ЕСТЬ РАЗГОВОР

Видите ли, у меня имеется подруга, которая мне, ну, все равно как брат. Да. Я понимаю. Но тут дело вот какое… эта подруга, ее зовут… «музыка». М-да. Я понимаю, понимаю… нет, правда, понимаю, со мной такое случается уже не в первый раз, и однако ж… знаете, вы просто послушайте меня, и все, идет?

Спасибо. Ну так вот, как я это себе представляю, происходит примерно следующее. Помните, я, распространялся о чувствах, которые питаю к Моцарту, сказал, что собака проживает примерно такую же жизнь, как у человека, только в семь раз быстрее. Что-то в этом роде. Так вот, представьте, вы дарите ребенку щенка — что происходит дальше? Разумеется, через семь лет ребенок этот становится старше на — да, правильно, на семь лет, — а щенок, собака то есть? А собаке уже пятьдесят. И, сами понимаете, у пятидесятилетнего существа с семилетним мало найдется общего, верно?
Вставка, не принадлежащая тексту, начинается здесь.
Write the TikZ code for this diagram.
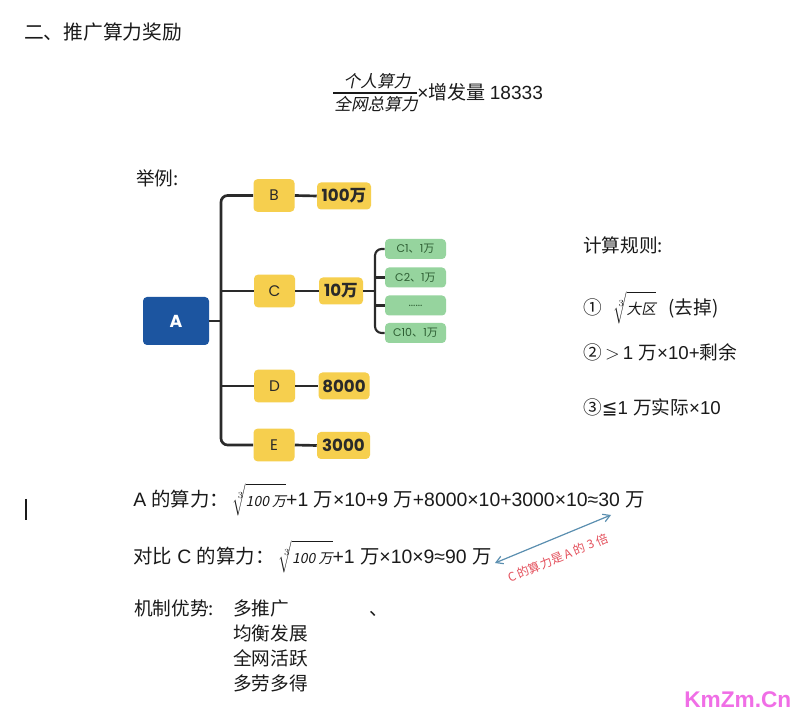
\documentclass[tikz,border=0pt]{standalone}
\usepackage{fontspec}
\setmainfont{Noto Sans CJK SC}
\newfontfamily\latf{Liberation Sans}
\newfontfamily\popf{Poppins}
\newfontfamily\slf[FakeSlant=0.2]{Noto Sans CJK SC}
\newfontfamily\djv{DejaVu Sans}
\usetikzlibrary{arrows.meta}
\definecolor{yel}{HTML}{F6CF4E}
\definecolor{blu}{HTML}{1C55A0}
\definecolor{grn}{HTML}{96D49E}
\definecolor{dgrn}{HTML}{2E5E33}
\definecolor{lk}{HTML}{2A2A2A}
\definecolor{txtc}{HTML}{1A1A1A}
\definecolor{arrc}{HTML}{5B8FB0}
\definecolor{lred}{HTML}{E4505C}
\definecolor{wmc}{HTML}{F06EE6}
\newcommand\radtxt{\slf\fontsize{10.5}{12}\selectfont}
\newcommand\cjkb[1]{{\rmfamily\bfseries #1}}
\newcommand\cjkr[1]{{\rmfamily #1}}
\newcommand\bigrad[1]{$\sqrt[3]{\rule[-6pt]{0pt}{21pt}\hbox{#1}}$}
\begin{document}
\begin{tikzpicture}[x=0.75pt,y=-0.75pt,
  ybox/.style={fill=yel, rounded corners=3pt, inner sep=0pt, minimum height=24.5pt, minimum width=30.75pt, text=lk, font=\popf\fontsize{11.5}{13}\selectfont},
  vbox/.style={ybox, minimum height=20.25pt, font=\popf\bfseries\fontsize{12.5}{14}\selectfont},
  gbox/.style={fill=grn, rounded corners=3pt, minimum width=45.75pt, minimum height=15pt, inner sep=0pt, text=dgrn, font=\popf\fontsize{8.3}{9}\selectfont},
  conn/.style={line width=2pt, draw=lk, rounded corners=5pt},
  txt/.style={anchor=base west, inner sep=0pt, text=txtc, font=\fontsize{14}{17}\selectfont},
  big/.style={txt, font=\fontsize{14.55}{17}\selectfont},
  arr/.style={{Straight Barb[length=5pt,width=6pt]}-{Straight Barb[length=5pt,width=6pt]}, draw=arrc, line width=0.9pt}]
\useasboundingbox[fill=white] (0,0) rectangle (800,712);
% title
\node[txt, font=\fontsize{14.8}{17}\selectfont] (title) at (24,39.5) {二、推广算力奖励};
% formula
\node[anchor=base, inner sep=0pt, text=txtc, font=\slf\fontsize{12.5}{15}\selectfont] (num) at (377,87.5) {个人算力};
\node[anchor=base, inner sep=0pt, text=txtc, font=\slf\fontsize{12.5}{15}\selectfont] (den) at (376,111) {全网总算力};
\coordinate (fb1) at (333,93);
\coordinate (fb2) at (417,93);
\draw[line width=1.3pt, txtc] (fb1) -- (fb2);
\node[txt, font=\fontsize{14.3}{17}\selectfont] (mult) at (417,99.5) {{\latf ×}增发量 {\latf 18333}};
% example
\node[txt] (eg) at (136,186) {举例:};
% tree
\node[fill=blu, rounded corners=3pt, minimum width=49.5pt, minimum height=36pt, inner sep=0pt, text=white, font=\popf\bfseries\fontsize{13}{15}\selectfont] (A) at (176,321) {A};
\node[ybox] (B) at (274,195.5) {B};
\node[ybox] (C) at (274.5,291) {C};
\node[ybox] (D) at (274.5,386) {D};
\node[ybox] (E) at (274,445) {E};
\node[vbox, minimum width=40.5pt] (vB) at (344,196) {100\cjkb{万}};
\node[vbox, minimum width=33pt] (vC) at (341,291) {10\cjkb{万}};
\node[vbox, minimum width=38.25pt] (vD) at (344,386) {8000};
\node[vbox, minimum width=39.75pt] (vE) at (343.5,445.5) {3000};
\node[gbox] (g1) at (415.5,249) {C1\cjkr{、}1\cjkr{万}};
\node[gbox] (g2) at (415.5,277.5) {C2\cjkr{、}1\cjkr{万}};
\node[gbox] (g3) at (415.5,305.5) {......};
\node[gbox] (g4) at (415.5,333) {C10\cjkr{、}1\cjkr{万}};
\coordinate (tr) at (221,0);
\coordinate (st) at (375,0);
\draw[conn] (B.west) -| (tr |- E.west) -- (E.west);
\draw[conn] (A.east) -- (tr |- A.east);
\draw[conn] (tr |- C.west) -- (C.west);
\draw[conn] (tr |- D.west) -- (D.west);
\draw[conn] (B.east) -- (vB.west);
\draw[conn] (C.east) -- (vC.west);
\draw[conn] (D.east) -- (vD.west);
\draw[conn] (E.east) -- (vE.west);
\draw[conn, line width=1.6pt] (g1.west) -| (st |- g4.west) -- (g4.west);
\draw[conn, line width=1.6pt] (vC.east) -- (st |- vC.east);
\draw[conn, line width=1.6pt] (st |- g2.west) -- (g2.west);
\draw[conn, line width=1.6pt] (st |- g3.west) -- (g3.west);
% rules
\node[txt] (r0) at (583,253) {计算规则:};
\node[txt] (r1) at (583,315) {①\ \ \,\bigrad{\slf\fontsize{11}{12}\selectfont 大区}\ \ \ (去掉)};
\node[txt] (r2) at (583,360) {②$\,>$\,{\latf 1 }万{\latf ×10+}剩余};
\node[txt] (r3) at (583,415) {③{\djv ≦}{\latf 1 }万实际{\latf ×10}};
% bottom formulas
\node[big] (la) at (133,507) {{\latf A }的算力：\,\bigrad{\radtxt 100 万}{\latf +1 }万{\latf ×10+9 }万{\latf +8000×10+3000×10≈30 }万};
\node[big] (lc) at (133,564) {对比{\latf\ C }的算力：\ \bigrad{\radtxt 100 万}{\latf +1 }万{\latf ×10×9≈90 }万};
\coordinate (p1) at (495,563);
\coordinate (p2) at (611,515);
\draw[arr] (p1) -- (p2);
\node[rotate=22.5, inner sep=0pt, text=lred, font=\fontsize{9}{10}\selectfont] (lab) at (558,558) {C 的算力是 A 的 3 倍};
% advantages
\node[txt] (m0) at (134,616) {机制优势:};
\node[txt] (m1) at (233,616) {多推广};
\node[txt] (m2) at (233,641) {均衡发展};
\node[txt] (m3) at (233,666) {全网活跃};
\node[txt] (m4) at (233,691) {多劳多得};
\node[txt] (dun) at (369,616) {、};
% cursor
\coordinate (cu1) at (26,499);
\coordinate (cu2) at (26,520);
\draw[line width=1.4pt, txtc] (cu1) -- (cu2);
% watermark
\node[anchor=base west, inner sep=0pt, text=wmc, font=\latf\bfseries\fontsize{17}{19}\selectfont] (wm) at (684,707) {KmZm.Cn};
\end{tikzpicture}
\end{document}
Да-да, я уже почти подошел к сути дела. Суть в том, что… в том, что… хорошо, забудьте пока о Моцарте. Я думаю, что СОВРЕМЕННАЯ МУЗЫКА это и есть щенок. А ребенок? А ребенок — это ПУБЛИКА. И растут они с разной скоростью. Совсем с разной. В 1925-м композиторы наподобие Альбана Берга (последователя Ш______га) могли создавать вещи наподобие «Воццека» — не знаю, известна она вам? — слушать ее дело трудное, но более чем стоящее. Между тем как широкая публика доросла, ну, разве что до оперетты Легара «Паганини» или, и это в лучшем случае, до юношески переменчивого звучания какого-нибудь сочинения шестидесятилетнего датчанина Карла Нильсена — сходного с другим его творением 1925-го года, «Sinfonia Semplice», то есть «Простой» симфонией. Вот в этом-то вся и проблема. Музыка назад поворачивать не собиралась. И уж тем более с тех пор, как Ш______г, пройдя сквозь просветленную ночь, узрел лунный свет. Это я о лунном свете, источаемом марионеткой.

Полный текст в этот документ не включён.